Will the Circle Be Unbroken is the song and refrain that played in my mind on a continuous loop as my siblings, my wife and I stood together at the cemetery near our hometown. Generations from great-grandparents to a brother killed in a farm accident at the age of 4 are buried here. A few weeks prior, I had made my intentions known that this is where my wife and I would like our final resting place to be. To my surprise, all my siblings said “We want in.” We gathered next to where our parents were buried to pick out the plots into which our cremains would someday be placed. Will the circle be unbroken? It is both a haunting and comforting melody expressing the longing and hope for the deep bond of family that transcends time and place.
We have entered a season where the idea of family moves front and center. Still loosening our belts from Thanksgiving, we turn our attention toward a time of the year in which the claims of family only deepen. Whatever our tradition, be it religious or not, we find the call of family beckons. At its best, this beckoning fosters what Celtic theologian John O’Donohue refers to as a deep sense of belonging, through which the soul knows unity. Theologian John Philip Newell refers to this unity as an often forgotten ancient harmony that knows the relationship of all things.
The deep sense of belonging toward which family can point is what the Buddhist spiritual leader Thich Nhat Hanh refers to as “inter being”. Hanh says, “We cannot just be by ourselves alone. We have to inter-be with every other thing”. Hanh is, of course, pointing to an idea of family that is expansive, going well beyond the nuclear relations from which we trace our family tree.
Will the circle be unbroken? Many First Nations people have long known and claimed an expansive notion of family with the expression often used by the Dakota and Lakota as “all my relatives”. It is an affirmation making space for not only people from all corners of the world, but as Ohiyesa (Charles Eastman) says in the book Soul of An Indian, also “with our brothers and sisters of the animal kingdom.” Often forgotten by Christians, St. Francis of Assisi calls for an expansive experience of family in his Canticle of Brother Sun, Sister Moon. Episcopal theologian Karen Armstrong strongly argues that at their best, all the world religions have compassion at their core, which is vital for an expansive view of family.

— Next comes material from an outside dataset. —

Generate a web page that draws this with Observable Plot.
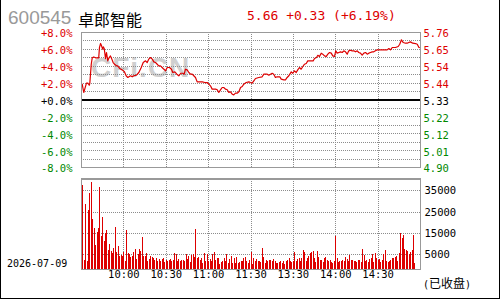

Will the Circle be unbroken? Tragically it has been broken. This expansive view of family was broken by harm done to First Nations through genocide and broken treaties. Family was broken when slavery was rationalized and, in more recent days, when the Rondo community was torn apart to make way for a freeway. Racism is a denial of family. So, too, is unwillingness to deal with climate change and the harm it does to all of life.
For all of us, family is aspirational. It is an ideal toward which we reach. We come up short both with the smaller circle of family with whom we gather at this time of year and the expansive family to which we all belong. We come up short, which is why we experience hurt, resentment, even hatred, ultimately feeding the divisions from which we suffer. We come up short, yet we keep asking the haunting question because at the end of the day we know we need each other. We need to care for all our brothers and sisters, including, as St. Francis says, sister water and brother air. Will the circle be unbroken? It is a question at the core of any community that hopes to thrive. Will the circle be unbroken? It is a question we must continue to ask.
Tim Johnson is a retired pastor of the United Church of Christ.